The ringing, joyful tones of Indonesian fill my ears as I zig-zag my way through motorcycle traffic on my way to eat food which will invariably be delicious but is also guaranteed to upset my stomach. Yep, I’m back.
Coming back to Indonesia has, thus far, been a pretty… weird experience. I had not realized just how much I had readjusted to life in America until I landed in Indonesia and different factors of my experience here, which two months ago had seemed fairly commonplace and every day, surprised me in a way I hadn’t predicted they would. The constant stares bothered me, even though I knew they would be there. I almost drank tap water my first night, even though by this point I know better. Even the prices of everything threw me for a loop.

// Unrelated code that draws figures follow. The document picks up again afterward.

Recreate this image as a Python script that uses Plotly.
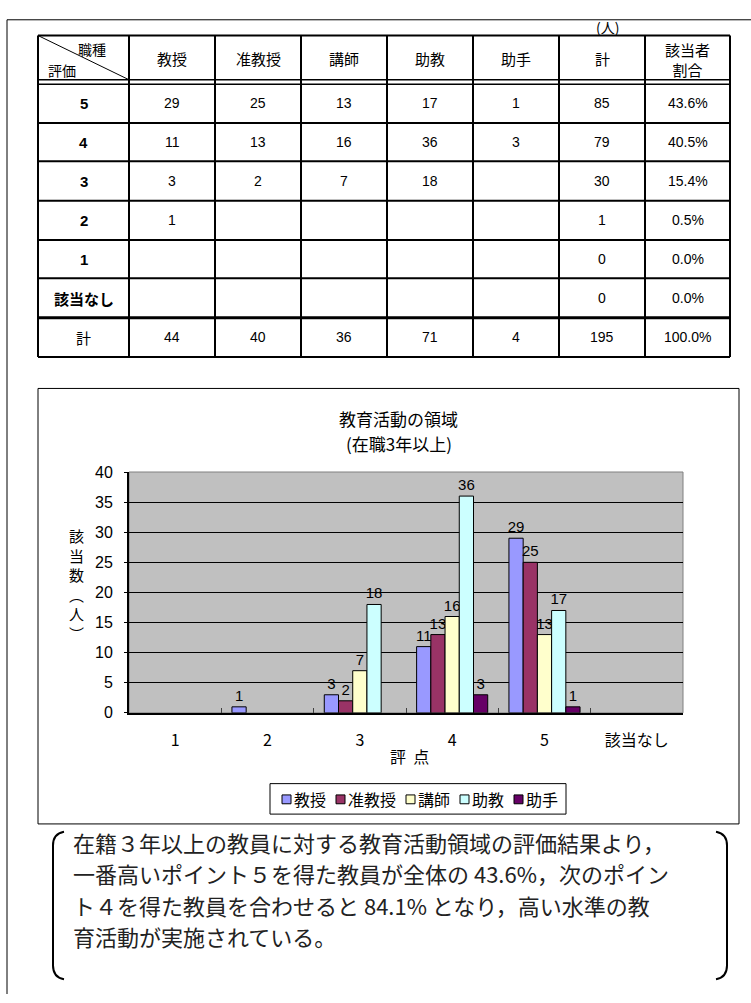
import plotly.graph_objects as go

W, H = 751, 1003


def X(px):
    return px / W


def Y(py):
    return 1 - py / H


# ---------------- data ----------------
categories = ['1', '2', '3', '4', '5', '該当なし']          # chart x order
ranks = ['5', '4', '3', '2', '1', '該当なし']               # table row order
positions = ['教授', '准教授', '講師', '助教', '助手']
prof = [29, 11, 3, 1, None, None]
assoc_prof = [25, 13, 2, None, None, None]
lecturer = [13, 16, 7, None, None, None]
assist_prof = [17, 36, 18, None, None, None]
assistant = [1, 3, None, None, None, None]
row_total = [85, 79, 30, 1, 0, 0]
row_share = ['43.6%', '40.5%', '15.4%', '0.5%', '0.0%', '0.0%']
col_total = [44, 40, 36, 71, 4]
grand_total = 195
grand_share = '100.0%'
y_ticks = [0, 5, 10, 15, 20, 25, 30, 35, 40]
colors = ['#9999FF', '#993366', '#FFFFCC', '#CCFFFF', '#660066']
series = [prof, assoc_prof, lecturer, assist_prof, assistant]

JP = 'Noto Sans CJK JP'
NUM = 'Liberation Sans Narrow, Liberation Sans, Arial'
ARIAL = 'Liberation Sans, Arial'

fig = go.Figure()

for name, vals, col in zip(positions, series, colors):
    m = dict(zip(ranks, vals))
    yv = [m[c] for c in categories]
    fig.add_bar(
        x=categories, y=yv, name=name,
        marker=dict(color=col, line=dict(color='black', width=1)),
        texttemplate='%{y}', textposition='outside', constraintext='none',
        textfont=dict(size=15, family=ARIAL, color='black'),
        cliponaxis=False,
    )

shapes = []
ann = []


def line(x0, y0, x1, y1, w=1, color='black'):
    shapes.append(dict(type='line', xref='paper', yref='paper',
                       x0=X(x0), y0=Y(y0), x1=X(x1), y1=Y(y1),
                       line=dict(color=color, width=w)))


def rect(x0, y0, x1, y1, w=1, fill='rgba(0,0,0,0)', color='black'):
    shapes.append(dict(type='rect', xref='paper', yref='paper',
                       x0=X(x0), x1=X(x1), y0=Y(y1), y1=Y(y0),
                       line=dict(color=color, width=w), fillcolor=fill))


def text(x, y, s, size=14, family=JP, color='black', xanchor='center', **kw):
    ann.append(dict(xref='paper', yref='paper', x=X(x), y=Y(y), text=s,
                    showarrow=False, xanchor=xanchor, yanchor='middle',
                    font=dict(size=size, family=family, color=color), **kw))


# ---------------- outer frame ----------------
line(7, 12, 751, 12, 1)
line(7, 12, 7, 1003, 1)

# ---------------- table ----------------
col_edges = [38, 129, 215, 301, 387, 473, 559, 645, 730]
row_tops = [77, 117, 156, 196, 236, 275]
row_bots = [117, 156, 196, 236, 275, 315]
t_top, h_bot, tot_top, t_bot = 28, 75, 315, 355

for xe in col_edges:
    line(xe, t_top, xe, t_bot, 2)
line(col_edges[0], t_top, col_edges[-1], t_top, 2)
line(col_edges[0], 73, col_edges[-1], 73, 1.5)
line(col_edges[0], 77.5, col_edges[-1], 77.5, 1.5)
for yb in row_bots[:-1]:
    line(col_edges[0], yb, col_edges[-1], yb, 2)
line(col_edges[0], tot_top, col_edges[-1], tot_top, 3)
line(col_edges[0], t_bot, col_edges[-1], t_bot, 2)
line(col_edges[0], t_top, col_edges[1], 73, 1)

text(607, 19, '(人)', 14)
text(92, 42, '職種', 14)
text(62, 63, '評価', 14)
centers = [(col_edges[i] + col_edges[i + 1]) / 2 for i in range(len(col_edges) - 1)]
hy = (t_top + h_bot) / 2
for i, p in enumerate(positions):
    text(centers[i + 1], hy, p, 15)
text(centers[6], hy, '計', 15)
text(centers[7], hy + 1, '該当者<br>割合', 15)

for r in range(len(ranks)):
    cy = (row_tops[r] + row_bots[r]) / 2
    lab = ranks[r]
    text(centers[0], cy, f'<b>{lab}</b>', 15, JP if not lab.isdigit() else ARIAL)
    for i, s in enumerate(series):
        v = s[r]
        if v is not None:
            text(centers[i + 1], cy, str(v), 14, NUM)
    text(centers[6], cy, str(row_total[r]), 14, NUM)
    text(centers[7], cy, row_share[r], 14, NUM)

ty = (tot_top + t_bot) / 2
text(centers[0], ty, '計', 15)
for i, v in enumerate(col_total):
    text(centers[i + 1], ty, str(v), 14, NUM)
text(centers[6], ty, str(grand_total), 14, NUM)
text(centers[7], ty, grand_share, 14, NUM)

# ---------------- chart frame & titles ----------------
rect(38, 387, 739, 830, 1)
shapes.append(dict(type='rect', xref='x domain', yref='y domain',
                   x0=0, x1=1, y0=0, y1=1, layer='below',
                   line=dict(color='#808080', width=1), fillcolor='rgba(0,0,0,0)'))
text(398, 418, '教育活動の領域', 17)
text(399, 443, '(在職3年以上)', 17)
text(76, 586, '該<br>当<br>数<br>︵<br>人<br>︶', 15)
text(409, 761, '評  点', 16)

# legend (box + swatches + labels)
rect(270, 789, 566, 820, 1, fill='white')
sq, sq_gap, ch, item_gap = 9, 3, 16, 10
lx, ly = 282, 805
for n, c in zip(positions, colors):
    rect(lx, ly - sq / 2, lx + sq, ly + sq / 2, 1, fill=c)
    text(lx + sq + sq_gap - 1, ly, n, 16, xanchor='left', borderpad=0)
    lx += sq + sq_gap + ch * len(n) + item_gap

# ---------------- comment box ----------------
def bracket(xv, xe, y0, y1):
    p = (f'M {X(xe)} {Y(y0)} Q {X(xv)} {Y(y0 + 2)} {X(xv)} {Y(y0 + 14)} '
         f'L {X(xv)} {Y(y1 - 14)} Q {X(xv)} {Y(y1 - 2)} {X(xe)} {Y(y1)}')
    shapes.append(dict(type='path', xref='paper', yref='paper', path=p,
                       line=dict(color='black', width=2)))


bracket(53, 64, 838, 988)
bracket(727, 716, 838, 988)
comment_lines = [
    '在籍３年以上の教員に対する教育活動領域の評価結果より，',
    '一番高いポイント５を得た教員が全体の 43.6%，次のポイン',
    'ト４を得た教員を合わせると 84.1% となり，高い水準の教',
    '育活動が実施されている。',
]
for k, s in enumerate(comment_lines):
    text(72, 848 + 32 * k, s, 22, color='#222', xanchor='left', borderpad=0)

fig.update_layout(
    width=W, height=H, autosize=False,
    margin=dict(l=0, r=0, t=0, b=0),
    paper_bgcolor='white', plot_bgcolor='#C0C0C0',
    barmode='group', bargap=0.23, bargroupgap=0,
    showlegend=False,
    shapes=shapes, annotations=ann,
    xaxis=dict(domain=[X(129), X(683)], type='category',
               categoryorder='array', categoryarray=categories,
               showline=True, linecolor='black', linewidth=2,
               ticks='inside', tickson='boundaries', ticklen=5, tickcolor='#404040',
               ticklabelstandoff=12,
               tickfont=dict(size=16, family=JP, color='black'),
               showgrid=False, zeroline=False),
    yaxis=dict(domain=[Y(717), Y(472)], range=[0, 40], tickvals=y_ticks,
               showline=True, linecolor='black', linewidth=2,
               ticks='outside', ticklen=3, tickcolor='black',
               ticklabelstandoff=8,
               tickfont=dict(size=16, family=ARIAL, color='black'),
               showgrid=True, gridcolor='black', gridwidth=1, zeroline=False),
    font=dict(family=JP, color='black'),
)

fig.write_html('out.html', config={'displayModeBar': False},
               post_script="document.body.style.margin='0';document.body.style.overflow='hidden';")
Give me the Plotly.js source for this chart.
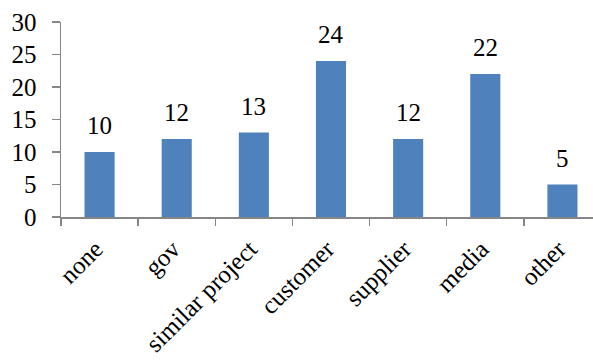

“I’m eating for seven dollars a day. Seven dollars a day. In a capital city. I mean, I know food in Indonesia is much cheaper than in America. But seven dollars a day?” I messaged my site mate from last year, still jet lagged and trying to contend with the fact that I was actually here, on the other side of the world.
I don’t know what to call what it is that I am going through. I wouldn’t call it culture shock, because I’m not unfamiliar with the culture I now find myself in. I wouldn’t call it reverse culture-shock, since this is not my native culture either. After talking to a number of ETAs from my cohort, I’ve come up with a handful of potential names for… whatever this is, including my personal favorites: U-Turn Shock and Deja-Vu Shock.
Because I’m not being shocked by anything for the first time. I’m more… remembering things about Indonesia which shocked me the first time, which I’d temporarily forgotten. And then I’m always mildly surprised at myself, for being surprised at all. It’s a strange series of tiny shocks, one which I don’t think anyone could have prepared me for.
At the same time, while part of me is already trying to navigate being back in Indonesia, part of me doesn’t feel like I’ve returned at all.
For my first two weeks here, I will be in Jakarta, the capital of Indonesia. Jakarta is a giant metropolis which I associate most strongly with pollution and traffic. It’s not my favorite city in Indonesia.
Because I am sick every time I come to Jakarta (Every. Time. There is a part of my immune system somewhere which simply does not like the fact that I have ever stepped foot in this city and wants me to know it.), I rarely venture forth into the actual city, and spend a lot of time hopping from office, to mall food court, to hotel room.
And while there are certainly parts of all of these—the cheerful “Selamet Pagi!” we receive from the receptionist at the AMINEF office each morning; the abundance of Asian food at the food courts, and the distinct lack of Western choices; the arrow in my hotel room that tells me which direction I would pray if I were Muslim—which make it clear that I am not in America, these shiny malls, towering skyscrapers, and insane highways filled with taxis are not what I think of when I think of Indonesia.
I think of rice paddies and narrow streets. I think of colorful houses and whole families piled onto motorbikes. I think of middle school students running barefoot home from school, and of my high school students riding their motorbikes home with the same enthusiasm. Until I’m back in a place where this is a part of my everyday life, I won’t feel as though I am back in Indonesia.
I know this isn’t exactly right. Jakarta is just as much a part of Indonesia as smaller towns and cities, just as New York City is just as much a part of New York State as the small farming town which I call home. But if I had returned from my first grant in Indonesia to New York City, instead of my home, I wouldn’t have felt “back” yet. Because even though I would be back in America, it wouldn’t be my America.
That’s what I’m waiting for. A return to my Indonesia.
 Post-typhoid, the stomach sometimes can’t handle strong or spicy foods for up to a year afterwards. I’m in for a year of not being able to enjoy some of my favorite Indonesian dishes; worth it because I want to take care of my body, but still a bit disappointing.